== SOURCE EXCERPT ==

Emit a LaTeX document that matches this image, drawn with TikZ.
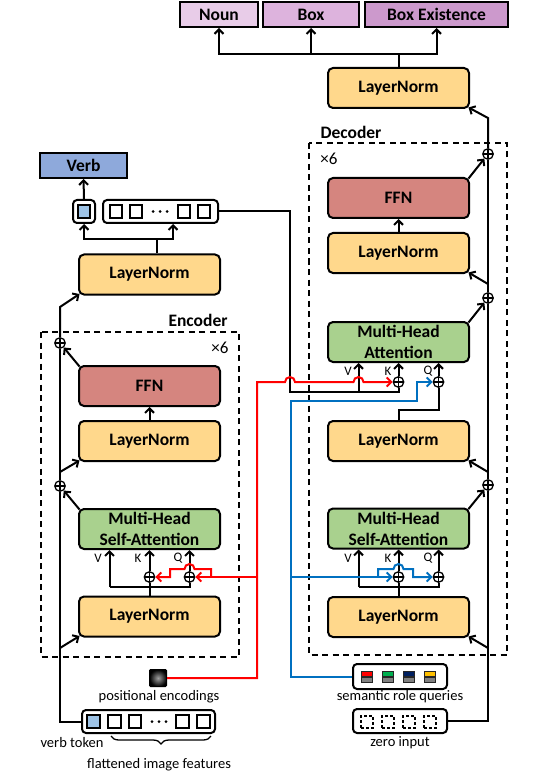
\documentclass[tikz,border=0pt]{standalone}
\usepackage{fontspec}
\setmainfont{Carlito}
\usetikzlibrary{arrows.meta,calc,decorations.pathreplacing}
\definecolor{lnfill}{HTML}{FFD88C}
\definecolor{ffnfill}{HTML}{D5857F}
\definecolor{mhafill}{HTML}{A9D18E}
\definecolor{verbfill}{HTML}{8EA9DB}
\definecolor{clsfill}{HTML}{9DC3E6}
\definecolor{nounfill}{HTML}{E8CCE8}
\definecolor{boxfill}{HTML}{DDB3DD}
\definecolor{existfill}{HTML}{CC99CC}
\definecolor{posred}{HTML}{FF0000}
\definecolor{qblue}{HTML}{0070C0}
\definecolor{srqred}{HTML}{FF0000}
\definecolor{srqgreen}{HTML}{00B050}
\definecolor{srqnavy}{HTML}{002060}
\definecolor{srqgold}{HTML}{FFC000}
\tikzset{
  block/.style={draw,line width=2pt,rounded corners=5pt,minimum width=141pt,minimum height=40pt,inner sep=0pt,align=center,font=\bfseries\fontsize{17.5}{21}\selectfont},
  ln/.style={block,fill=lnfill},
  ffn/.style={block,fill=ffnfill},
  mha/.style={block,fill=mhafill},
  outbox/.style={draw,line width=2pt,minimum height=25pt,inner sep=0pt,font=\bfseries\fontsize{17.5}{21}\selectfont},
  tokbox/.style={draw,line width=2pt,rounded corners=4pt,minimum height=23pt,inner sep=0pt},
  sq/.style={draw,line width=1.6pt,minimum size=12.5pt,inner sep=0pt},
  addop/.style={circle,draw,line width=1.3pt,minimum size=10.5pt,inner sep=0pt,
    path picture={\draw[line width=1.3pt] (path picture bounding box.north) -- (path picture bounding box.south) (path picture bounding box.west) -- (path picture bounding box.east);}},
  flow/.style={line width=2pt},
  arr/.style={flow,-{Straight Barb[length=4.5pt,width=9pt]}},
  posline/.style={arr,draw=posred},
  qline/.style={arr,draw=qblue},
  stack/.style={draw,line width=2pt,dash pattern=on 6pt off 4.5pt},
  small/.style={font=\fontsize{14.5}{17}\selectfont},
  vkq/.style={font=\fontsize{13}{15}\selectfont},
  title/.style={font=\bfseries\fontsize{17.5}{21}\selectfont},
}
\begin{document}
\begin{tikzpicture}[x=1pt,y=-1pt]
    \useasboundingbox (0,0) rectangle (548,775);
    \draw[stack] (41,332) rectangle (239,657);
    \draw[stack] (309,143) rectangle (507,655);
    \node[title] (enclabel) at (198,320) {Encoder};
    \node[title] (declabel) at (351,132) {Decoder};
    \node[font=\fontsize{17}{21}\selectfont] (encrep) at (220,348) {×6};
    \node[font=\fontsize{17}{21}\selectfont] (decrep) at (329,159) {×6};
    \node[outbox,fill=nounfill,minimum width=78pt] (noun) at (219,14.5) {Noun};
    \node[outbox,fill=boxfill,minimum width=96pt] (box) at (311,14.5) {Box};
    \node[outbox,fill=existfill,minimum width=143pt] (exist) at (436.5,14.5) {Box Existence};
    \node[outbox,fill=verbfill,minimum width=87pt] (verb) at (83.5,165.5) {Verb};
    \node[ln] (encln0) at (149.5,616.5) {LayerNorm};
    \node[mha] (encatt) at (149.5,529) {Multi-Head\\Self-Attention};
    \node[ln] (encln1) at (149.5,441) {LayerNorm};
    \node[ffn] (encffn) at (149.5,386) {FFN};
    \node[ln] (encln2) at (149.5,274.5) {LayerNorm};
    \node[ln] (decln0) at (398.5,617) {LayerNorm};
    \node[mha] (decself) at (398.5,528.5) {Multi-Head\\Self-Attention};
    \node[ln] (decln1) at (398.5,441) {LayerNorm};
    \node[mha] (deccross) at (398.5,342) {Multi-Head\\Attention};
    \node[ln] (decln2) at (398.5,253) {LayerNorm};
    \node[ffn] (decffn) at (398.5,198) {FFN};
    \node[ln] (decln3) at (398.5,88) {LayerNorm};
    \node[addop] (encres1) at (60,486) {};
    \node[addop] (encres2) at (60,343) {};
    \node[addop] (enck) at (149.5,577) {};
    \node[addop] (encq) at (189.5,577) {};
    \node[addop] (decres1) at (488,485) {};
    \node[addop] (decres2) at (488,298) {};
    \node[addop] (decres3) at (488,154) {};
    \node[addop] (decsk) at (398.5,577) {};
    \node[addop] (decsq) at (438.5,577) {};
    \node[addop] (decck) at (398.5,382) {};
    \node[addop] (deccq) at (438.5,382) {};
    \foreach \x/\y/\t in {98/558/V,138/558/K,178/558/Q,348/558/V,388/558/K,428/558/Q,348/371/V,388/371/K,428/371/Q}
        \node[vkq] (lab\x\y) at (\x,\y) {\t};
    \node[tokbox,minimum width=133pt] (tokin) at (148.5,721.5) {};
    \node[sq,fill=clsfill] (tin0) at (93.5,721.5) {};
    \foreach \x [count=\i] in {114.5,135,182.5,203.5} \node[sq] (tin\i) at (\x,721.5) {};
    \foreach \x in {152,159,166} \fill (\x,721.5) circle (1.5);
    \node[tokbox,minimum width=22pt] (clsout) at (84,211.5) {};
    \node[sq,fill=clsfill] (clssq) at (84,211.5) {};
    \node[tokbox,minimum width=115pt] (tokout) at (160.5,211.5) {};
    \foreach \x [count=\i] in {116,136,184,204} \node[sq] (tout\i) at (\x,211.5) {};
    \foreach \x in {153,160,167} \fill (\x,211.5) circle (1.5);
    \node[draw,line width=1pt,rounded corners=1pt,minimum size=17pt,inner sep=0pt,inner color=gray!75,outer color=black] (posenc) at (158,678) {};
    \node[tokbox,minimum width=94pt,minimum height=25pt] (queries) at (400,676.5) {};
    \foreach \c [count=\i] in {srqred,srqgreen,srqnavy,srqgold} {
        \node[fill=black!85,minimum size=12pt,inner sep=0pt] (q\i) at ({346+21*\i},677) {};
        \fill[\c] ($(q\i.north west)+(1.5,1.5)$) rectangle ($(q\i.east)+(-1.5,-0.8)$);
        \fill[gray] ($(q\i.west)+(1.5,0.8)$) rectangle ($(q\i.south east)+(-1.5,-1.5)$);
    }
    \node[tokbox,minimum width=94pt,minimum height=24pt] (zeroin) at (400,721) {};
    \foreach \i in {1,...,4}
        \node[draw,line width=1.4pt,dash pattern=on 3pt off 2pt,minimum size=12pt,inner sep=0pt] (z\i) at ({346+21*\i},722) {};
    \node[small] (poslabel) at (159,697) {positional encodings};
    \node[small] (srqlabel) at (400,697) {semantic role queries};
    \node[small] (zerolabel) at (400,743) {zero input};
    \node[small] (verbtok) at (72,743) {verb token};
    \node[small] (flatfeat) at (159,765) {flattened image features};
    \draw[line width=1.3pt,decorate,decoration={brace,mirror,amplitude=8pt}] (111,736) -- (211,736);
    \coordinate (encin0) at (60,648);
    \coordinate (encin1) at (60,472);
    \coordinate (encin2) at (60,307);
    \draw[flow] (tokin.west) -| (encres1);
    \draw[arr] (encin0) -- ([shift={(1.5,-1.5)}]encln0.south west);
    \draw[arr] ([shift={(1.5,1.5)}]encatt.north west) -- (encres1);
    \draw[flow] (encres1) -- (encres2);
    \draw[arr] (encin1) -- ([shift={(1.5,-1.5)}]encln1.south west);
    \draw[arr] ([shift={(1.5,1.5)}]encffn.north west) -- (encres2);
    \draw[arr] (encres2) -- (encin2) -- ([shift={(1.5,-1.5)}]encln2.south west);
    \draw[arr] (encln1.north) -- (encffn.south);
    \coordinate (encv) at (109.5,587);
    \draw[flow] (encln0.north) -- (enck);
    \draw[flow] (encv) -| (encq);
    \draw[arr] (encv) -- (encv |- encatt.south);
    \draw[arr] (enck) -- (enck |- encatt.south);
    \draw[arr] (encq) -- (encq |- encatt.south);
    \draw[flow] ([xshift=7.5pt]encln2.north) -- ++(0,-14) coordinate (encsplit);
    \draw[arr] (encsplit) -| (clsout.south);
    \draw[arr] (encsplit) -| ([xshift=12.5pt]tokout.south);
    \draw[arr] (clsout.north) -- (verb.south);
    \coordinate (decin0) at (488,648);
    \coordinate (decin1) at (488,472);
    \coordinate (decin2) at (488,284);
    \coordinate (decin3) at (488,118);
    \draw[flow] (zeroin.east) -| (decres1);
    \draw[arr] (decin0) -- ([shift={(-1.5,-1.5)}]decln0.south east);
    \draw[arr] ([shift={(-1.5,1.5)}]decself.north east) -- (decres1);
    \draw[flow] (decres1) -- (decres2);
    \draw[arr] (decin1) -- ([shift={(-1.5,-1.5)}]decln1.south east);
    \draw[arr] ([shift={(-1.5,1.5)}]deccross.north east) -- (decres2);
    \draw[flow] (decres2) -- (decres3);
    \draw[arr] (decin2) -- ([shift={(-1.5,-1.5)}]decln2.south east);
    \draw[arr] ([shift={(-1.5,1.5)}]decffn.north east) -- (decres3);
    \draw[arr] (decres3) -- (decin3) -- ([shift={(-1.5,-1.5)}]decln3.south east);
    \draw[arr] (decln2.north) -- (decffn.south);
    \coordinate (decv) at (358.5,587);
    \draw[flow] (decln0.north) -- (decsk);
    \draw[flow] (decv) -| (decsq);
    \draw[arr] (decv) -- (decv |- decself.south);
    \draw[arr] (decsk) -- (decsk |- decself.south);
    \draw[arr] (decsq) -- (decsq |- decself.south);
    \coordinate (memcorner) at (290,392);
    \coordinate (crossv) at (358.5,392);
    \draw[flow] (tokout.east) -| (memcorner) -| (decck);
    \draw[arr] (crossv) -- (crossv |- deccross.south);
    \draw[arr] (decck) -- (decck |- deccross.south);
    \draw[flow] (decln1.north) -- ++(0,-10) -| (deccq);
    \draw[arr] (deccq) -- (deccq |- deccross.south);
    \draw[flow] (decln3.north) -- ++(0,-13) coordinate (headsplit);
    \draw[arr] (headsplit) -| (noun.south);
    \draw[arr] (headsplit) -| (exist.south);
    \draw[arr] (box.south |- headsplit) -- (box.south);
    \coordinate (posbus) at (257,577);
    \draw[posline] (posenc.east) -| (257,382) -- (285,382) arc[start angle=180,end angle=360,radius=5] -- (353.5,382) arc[start angle=180,end angle=360,radius=5] -- (decck);
    \draw[posline] (posbus) -- (encq);
    \draw[posline] (211,577) -- (211,569) -- (194.5,569) arc[start angle=0,end angle=-180,radius=5] -- (170,569) -- (170,577) -- (enck);
    \draw[qline] (queries.west) -| (291,401) -- (417,401) -- (417,382) -- (deccq);
    \draw[qline] (291,577) -- (decsk);
    \draw[qline] (378,577) -- (378,569) -- (393.5,569) arc[start angle=180,end angle=360,radius=5] -- (413,569) -- (413,577) -- (decsq);
\end{tikzpicture}
\end{document}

===

Lines that include the word "image" — how many are there in the data? Answer with the number alone.

*RESPONSE TO THE TASK*
2